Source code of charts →
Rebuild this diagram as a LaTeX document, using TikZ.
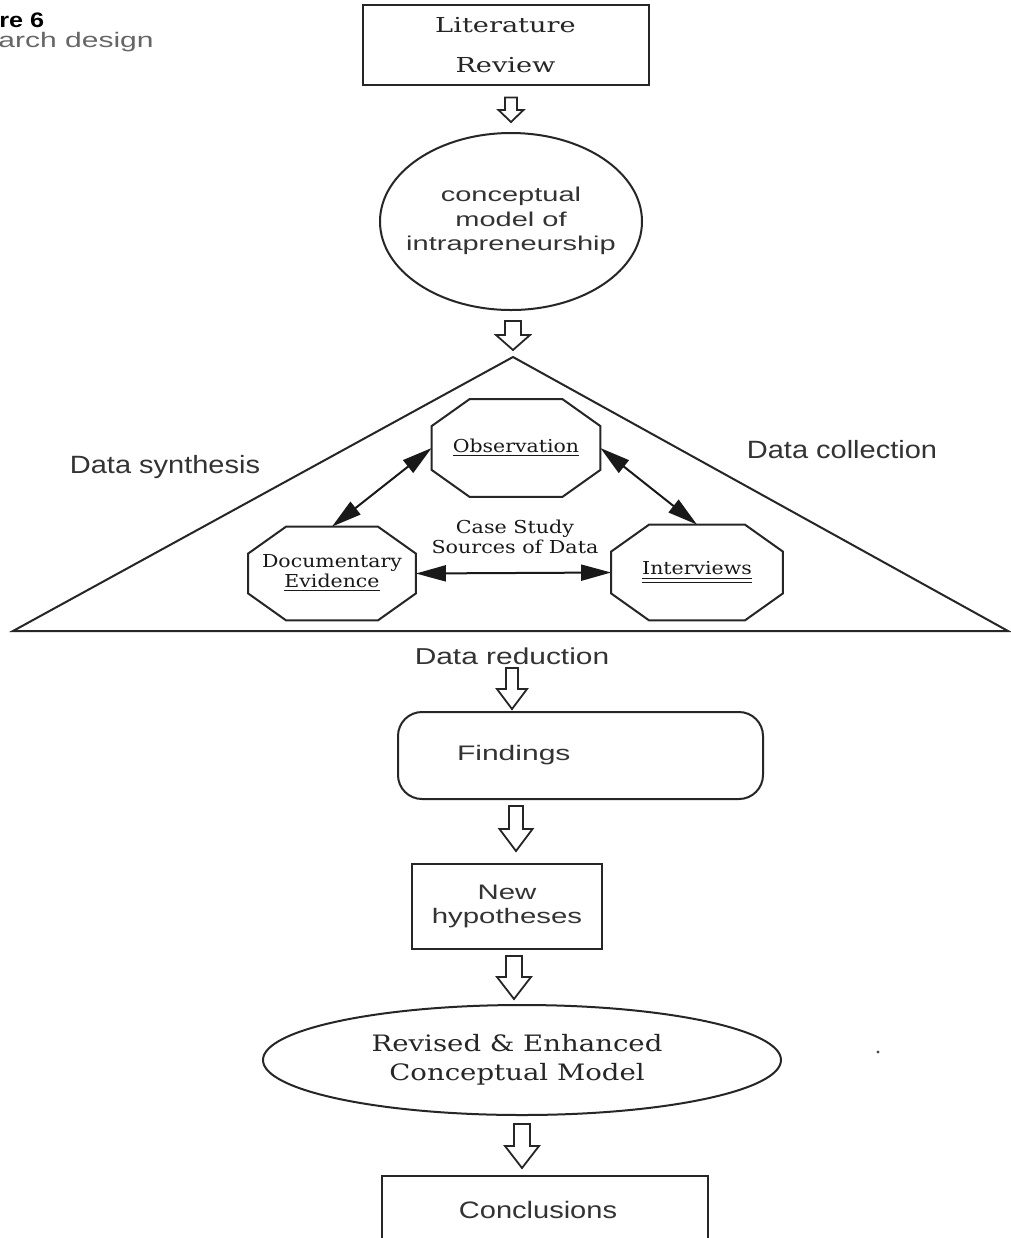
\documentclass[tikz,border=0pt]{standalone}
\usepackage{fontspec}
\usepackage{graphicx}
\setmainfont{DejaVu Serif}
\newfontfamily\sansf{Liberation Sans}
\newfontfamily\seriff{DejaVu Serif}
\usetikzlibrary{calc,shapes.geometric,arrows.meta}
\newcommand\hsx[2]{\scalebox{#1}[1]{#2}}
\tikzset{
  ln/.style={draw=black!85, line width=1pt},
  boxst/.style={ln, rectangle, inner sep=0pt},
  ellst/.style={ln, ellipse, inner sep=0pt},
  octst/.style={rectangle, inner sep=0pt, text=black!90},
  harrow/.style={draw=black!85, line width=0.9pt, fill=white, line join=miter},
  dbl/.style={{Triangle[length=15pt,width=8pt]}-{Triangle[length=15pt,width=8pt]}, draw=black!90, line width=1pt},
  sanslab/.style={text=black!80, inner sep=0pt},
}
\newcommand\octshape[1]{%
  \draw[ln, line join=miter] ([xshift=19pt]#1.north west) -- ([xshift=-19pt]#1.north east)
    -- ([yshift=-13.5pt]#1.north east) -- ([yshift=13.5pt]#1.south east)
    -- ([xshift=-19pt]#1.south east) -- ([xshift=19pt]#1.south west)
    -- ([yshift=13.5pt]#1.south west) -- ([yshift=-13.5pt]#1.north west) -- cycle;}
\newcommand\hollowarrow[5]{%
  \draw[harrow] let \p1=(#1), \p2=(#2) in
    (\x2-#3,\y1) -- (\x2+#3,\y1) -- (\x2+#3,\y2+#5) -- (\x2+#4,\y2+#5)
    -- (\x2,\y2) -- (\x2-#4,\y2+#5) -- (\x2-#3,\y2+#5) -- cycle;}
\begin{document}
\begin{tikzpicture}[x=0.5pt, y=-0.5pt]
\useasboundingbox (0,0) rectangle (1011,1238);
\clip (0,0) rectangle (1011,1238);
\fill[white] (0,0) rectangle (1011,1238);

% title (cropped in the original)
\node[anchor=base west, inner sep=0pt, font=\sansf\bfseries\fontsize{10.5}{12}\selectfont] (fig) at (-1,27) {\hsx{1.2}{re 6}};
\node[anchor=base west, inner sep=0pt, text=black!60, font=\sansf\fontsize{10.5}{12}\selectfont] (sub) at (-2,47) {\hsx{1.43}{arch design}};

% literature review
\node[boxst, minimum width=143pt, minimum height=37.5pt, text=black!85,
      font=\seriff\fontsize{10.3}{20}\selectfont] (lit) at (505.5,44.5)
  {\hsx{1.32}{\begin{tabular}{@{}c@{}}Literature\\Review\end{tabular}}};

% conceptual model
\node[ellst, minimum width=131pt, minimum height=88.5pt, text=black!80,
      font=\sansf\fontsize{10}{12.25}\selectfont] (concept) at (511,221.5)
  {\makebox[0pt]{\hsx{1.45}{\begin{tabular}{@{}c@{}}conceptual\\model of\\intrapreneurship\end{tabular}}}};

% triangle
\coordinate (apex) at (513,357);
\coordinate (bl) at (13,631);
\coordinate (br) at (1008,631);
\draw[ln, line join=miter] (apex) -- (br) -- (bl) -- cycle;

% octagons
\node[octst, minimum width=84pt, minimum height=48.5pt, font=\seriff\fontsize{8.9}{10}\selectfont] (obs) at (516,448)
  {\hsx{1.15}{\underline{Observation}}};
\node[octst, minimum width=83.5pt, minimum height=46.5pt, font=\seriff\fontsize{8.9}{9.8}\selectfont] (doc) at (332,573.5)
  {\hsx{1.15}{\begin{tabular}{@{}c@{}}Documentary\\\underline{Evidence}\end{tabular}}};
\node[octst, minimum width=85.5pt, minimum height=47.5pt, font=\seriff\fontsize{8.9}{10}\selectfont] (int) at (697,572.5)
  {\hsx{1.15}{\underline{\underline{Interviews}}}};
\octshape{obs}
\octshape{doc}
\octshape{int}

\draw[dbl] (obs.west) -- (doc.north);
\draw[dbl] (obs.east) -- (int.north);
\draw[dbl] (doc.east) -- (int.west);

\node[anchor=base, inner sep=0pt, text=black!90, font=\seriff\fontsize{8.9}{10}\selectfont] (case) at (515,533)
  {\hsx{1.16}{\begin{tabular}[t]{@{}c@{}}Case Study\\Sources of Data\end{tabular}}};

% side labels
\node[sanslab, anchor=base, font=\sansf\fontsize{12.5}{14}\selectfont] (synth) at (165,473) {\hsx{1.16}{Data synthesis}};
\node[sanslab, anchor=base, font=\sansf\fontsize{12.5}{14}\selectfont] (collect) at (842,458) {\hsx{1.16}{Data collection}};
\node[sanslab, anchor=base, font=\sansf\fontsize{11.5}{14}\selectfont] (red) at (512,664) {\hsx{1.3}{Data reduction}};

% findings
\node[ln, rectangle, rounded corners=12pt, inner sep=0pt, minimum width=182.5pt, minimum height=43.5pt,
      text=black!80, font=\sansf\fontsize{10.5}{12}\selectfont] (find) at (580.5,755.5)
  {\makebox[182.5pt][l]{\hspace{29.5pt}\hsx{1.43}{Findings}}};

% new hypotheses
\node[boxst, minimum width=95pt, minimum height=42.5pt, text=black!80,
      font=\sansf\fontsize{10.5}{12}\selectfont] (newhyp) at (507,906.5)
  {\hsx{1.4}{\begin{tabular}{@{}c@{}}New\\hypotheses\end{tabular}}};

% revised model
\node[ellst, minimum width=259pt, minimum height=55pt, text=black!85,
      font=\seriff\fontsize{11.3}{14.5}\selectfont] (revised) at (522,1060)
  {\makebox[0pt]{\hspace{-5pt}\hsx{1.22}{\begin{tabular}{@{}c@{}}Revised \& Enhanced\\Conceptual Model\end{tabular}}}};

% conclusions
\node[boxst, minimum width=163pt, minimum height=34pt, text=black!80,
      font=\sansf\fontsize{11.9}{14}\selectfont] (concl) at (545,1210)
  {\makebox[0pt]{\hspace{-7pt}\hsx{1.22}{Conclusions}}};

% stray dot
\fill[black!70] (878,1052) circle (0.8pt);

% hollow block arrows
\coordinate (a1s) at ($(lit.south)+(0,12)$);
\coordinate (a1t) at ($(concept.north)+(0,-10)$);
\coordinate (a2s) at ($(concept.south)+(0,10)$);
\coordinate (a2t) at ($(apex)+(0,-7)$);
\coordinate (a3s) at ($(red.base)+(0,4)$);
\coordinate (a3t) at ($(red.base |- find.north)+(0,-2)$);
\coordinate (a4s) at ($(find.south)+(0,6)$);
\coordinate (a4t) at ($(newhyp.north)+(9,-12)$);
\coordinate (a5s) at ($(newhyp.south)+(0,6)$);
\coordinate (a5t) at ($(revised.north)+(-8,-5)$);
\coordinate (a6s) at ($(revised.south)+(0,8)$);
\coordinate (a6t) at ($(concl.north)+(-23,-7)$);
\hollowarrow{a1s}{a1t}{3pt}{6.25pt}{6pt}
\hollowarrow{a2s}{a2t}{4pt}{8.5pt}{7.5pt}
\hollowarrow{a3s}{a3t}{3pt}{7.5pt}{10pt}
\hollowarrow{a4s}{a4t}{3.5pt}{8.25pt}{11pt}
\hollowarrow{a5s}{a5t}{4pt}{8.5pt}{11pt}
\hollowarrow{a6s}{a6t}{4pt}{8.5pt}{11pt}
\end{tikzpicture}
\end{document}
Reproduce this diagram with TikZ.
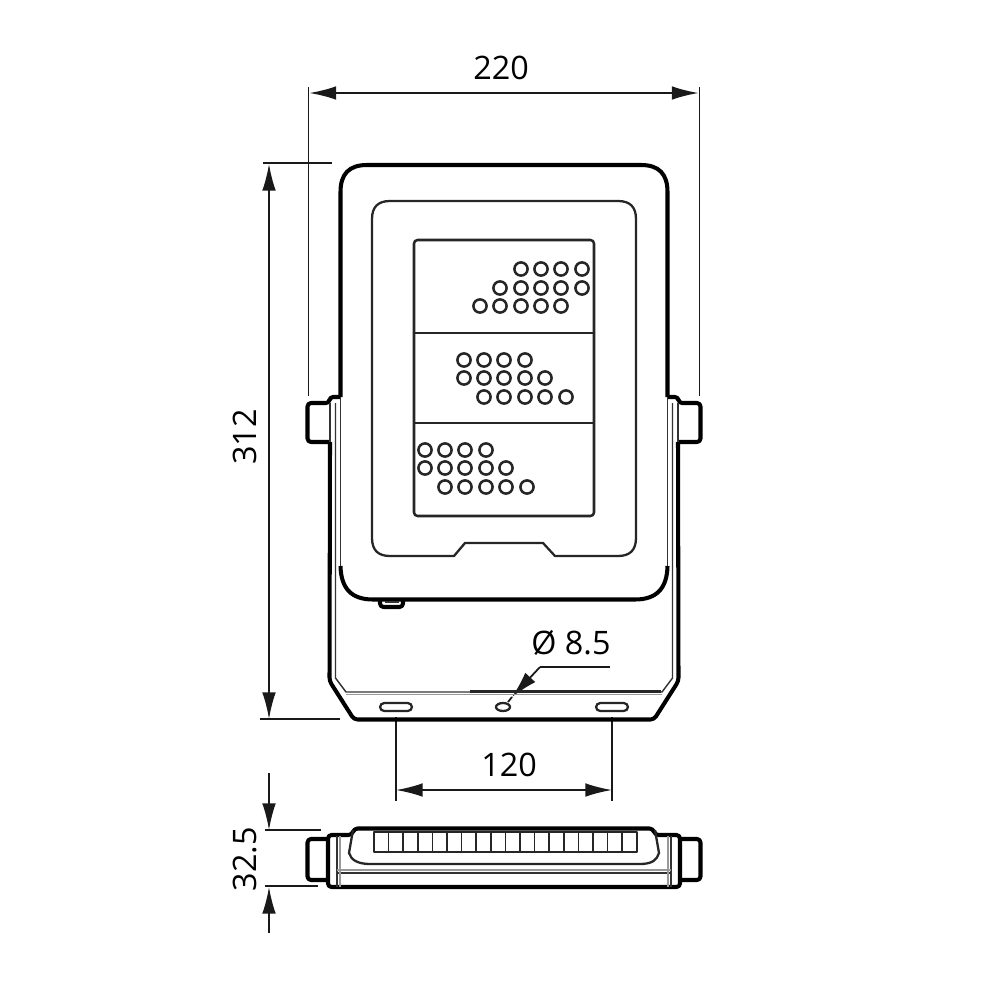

Task requirements → Print each line of the material above exactly, with the pictures removed from your copy.

Complete answer →
Rebuild this diagram as a LaTeX document, using TikZ.
\documentclass[tikz,border=0pt]{standalone}
\usepackage{fontspec}
\usepackage{graphicx}
\setmainfont{DejaVu Serif}
\newfontfamily\sansf{Liberation Sans}
\newfontfamily\seriff{DejaVu Serif}
\usetikzlibrary{calc,shapes.geometric,arrows.meta}
\newcommand\hsx[2]{\scalebox{#1}[1]{#2}}
\tikzset{
  ln/.style={draw=black!85, line width=1pt},
  boxst/.style={ln, rectangle, inner sep=0pt},
  ellst/.style={ln, ellipse, inner sep=0pt},
  octst/.style={rectangle, inner sep=0pt, text=black!90},
  harrow/.style={draw=black!85, line width=0.9pt, fill=white, line join=miter},
  dbl/.style={{Triangle[length=15pt,width=8pt]}-{Triangle[length=15pt,width=8pt]}, draw=black!90, line width=1pt},
  sanslab/.style={text=black!80, inner sep=0pt},
}
\newcommand\octshape[1]{%
  \draw[ln, line join=miter] ([xshift=19pt]#1.north west) -- ([xshift=-19pt]#1.north east)
    -- ([yshift=-13.5pt]#1.north east) -- ([yshift=13.5pt]#1.south east)
    -- ([xshift=-19pt]#1.south east) -- ([xshift=19pt]#1.south west)
    -- ([yshift=13.5pt]#1.south west) -- ([yshift=-13.5pt]#1.north west) -- cycle;}
\newcommand\hollowarrow[5]{%
  \draw[harrow] let \p1=(#1), \p2=(#2) in
    (\x2-#3,\y1) -- (\x2+#3,\y1) -- (\x2+#3,\y2+#5) -- (\x2+#4,\y2+#5)
    -- (\x2,\y2) -- (\x2-#4,\y2+#5) -- (\x2-#3,\y2+#5) -- cycle;}
\begin{document}
\begin{tikzpicture}[x=0.5pt, y=-0.5pt]
\useasboundingbox (0,0) rectangle (1011,1238);
\clip (0,0) rectangle (1011,1238);
\fill[white] (0,0) rectangle (1011,1238);

% title (cropped in the original)
\node[anchor=base west, inner sep=0pt, font=\sansf\bfseries\fontsize{10.5}{12}\selectfont] (fig) at (-1,27) {\hsx{1.2}{re 6}};
\node[anchor=base west, inner sep=0pt, text=black!60, font=\sansf\fontsize{10.5}{12}\selectfont] (sub) at (-2,47) {\hsx{1.43}{arch design}};

% literature review
\node[boxst, minimum width=143pt, minimum height=37.5pt, text=black!85,
      font=\seriff\fontsize{10.3}{20}\selectfont] (lit) at (505.5,44.5)
  {\hsx{1.32}{\begin{tabular}{@{}c@{}}Literature\\Review\end{tabular}}};

% conceptual model
\node[ellst, minimum width=131pt, minimum height=88.5pt, text=black!80,
      font=\sansf\fontsize{10}{12.25}\selectfont] (concept) at (511,221.5)
  {\makebox[0pt]{\hsx{1.45}{\begin{tabular}{@{}c@{}}conceptual\\model of\\intrapreneurship\end{tabular}}}};

% triangle
\coordinate (apex) at (513,357);
\coordinate (bl) at (13,631);
\coordinate (br) at (1008,631);
\draw[ln, line join=miter] (apex) -- (br) -- (bl) -- cycle;

% octagons
\node[octst, minimum width=84pt, minimum height=48.5pt, font=\seriff\fontsize{8.9}{10}\selectfont] (obs) at (516,448)
  {\hsx{1.15}{\underline{Observation}}};
\node[octst, minimum width=83.5pt, minimum height=46.5pt, font=\seriff\fontsize{8.9}{9.8}\selectfont] (doc) at (332,573.5)
  {\hsx{1.15}{\begin{tabular}{@{}c@{}}Documentary\\\underline{Evidence}\end{tabular}}};
\node[octst, minimum width=85.5pt, minimum height=47.5pt, font=\seriff\fontsize{8.9}{10}\selectfont] (int) at (697,572.5)
  {\hsx{1.15}{\underline{\underline{Interviews}}}};
\octshape{obs}
\octshape{doc}
\octshape{int}

\draw[dbl] (obs.west) -- (doc.north);
\draw[dbl] (obs.east) -- (int.north);
\draw[dbl] (doc.east) -- (int.west);

\node[anchor=base, inner sep=0pt, text=black!90, font=\seriff\fontsize{8.9}{10}\selectfont] (case) at (515,533)
  {\hsx{1.16}{\begin{tabular}[t]{@{}c@{}}Case Study\\Sources of Data\end{tabular}}};

% side labels
\node[sanslab, anchor=base, font=\sansf\fontsize{12.5}{14}\selectfont] (synth) at (165,473) {\hsx{1.16}{Data synthesis}};
\node[sanslab, anchor=base, font=\sansf\fontsize{12.5}{14}\selectfont] (collect) at (842,458) {\hsx{1.16}{Data collection}};
\node[sanslab, anchor=base, font=\sansf\fontsize{11.5}{14}\selectfont] (red) at (512,664) {\hsx{1.3}{Data reduction}};

% findings
\node[ln, rectangle, rounded corners=12pt, inner sep=0pt, minimum width=182.5pt, minimum height=43.5pt,
      text=black!80, font=\sansf\fontsize{10.5}{12}\selectfont] (find) at (580.5,755.5)
  {\makebox[182.5pt][l]{\hspace{29.5pt}\hsx{1.43}{Findings}}};

% new hypotheses
\node[boxst, minimum width=95pt, minimum height=42.5pt, text=black!80,
      font=\sansf\fontsize{10.5}{12}\selectfont] (newhyp) at (507,906.5)
  {\hsx{1.4}{\begin{tabular}{@{}c@{}}New\\hypotheses\end{tabular}}};

% revised model
\node[ellst, minimum width=259pt, minimum height=55pt, text=black!85,
      font=\seriff\fontsize{11.3}{14.5}\selectfont] (revised) at (522,1060)
  {\makebox[0pt]{\hspace{-5pt}\hsx{1.22}{\begin{tabular}{@{}c@{}}Revised \& Enhanced\\Conceptual Model\end{tabular}}}};

% conclusions
\node[boxst, minimum width=163pt, minimum height=34pt, text=black!80,
      font=\sansf\fontsize{11.9}{14}\selectfont] (concl) at (545,1210)
  {\makebox[0pt]{\hspace{-7pt}\hsx{1.22}{Conclusions}}};

% stray dot
\fill[black!70] (878,1052) circle (0.8pt);

% hollow block arrows
\coordinate (a1s) at ($(lit.south)+(0,12)$);
\coordinate (a1t) at ($(concept.north)+(0,-10)$);
\coordinate (a2s) at ($(concept.south)+(0,10)$);
\coordinate (a2t) at ($(apex)+(0,-7)$);
\coordinate (a3s) at ($(red.base)+(0,4)$);
\coordinate (a3t) at ($(red.base |- find.north)+(0,-2)$);
\coordinate (a4s) at ($(find.south)+(0,6)$);
\coordinate (a4t) at ($(newhyp.north)+(9,-12)$);
\coordinate (a5s) at ($(newhyp.south)+(0,6)$);
\coordinate (a5t) at ($(revised.north)+(-8,-5)$);
\coordinate (a6s) at ($(revised.south)+(0,8)$);
\coordinate (a6t) at ($(concl.north)+(-23,-7)$);
\hollowarrow{a1s}{a1t}{3pt}{6.25pt}{6pt}
\hollowarrow{a2s}{a2t}{4pt}{8.5pt}{7.5pt}
\hollowarrow{a3s}{a3t}{3pt}{7.5pt}{10pt}
\hollowarrow{a4s}{a4t}{3.5pt}{8.25pt}{11pt}
\hollowarrow{a5s}{a5t}{4pt}{8.5pt}{11pt}
\hollowarrow{a6s}{a6t}{4pt}{8.5pt}{11pt}
\end{tikzpicture}
\end{document}
Reproduce this diagram with TikZ.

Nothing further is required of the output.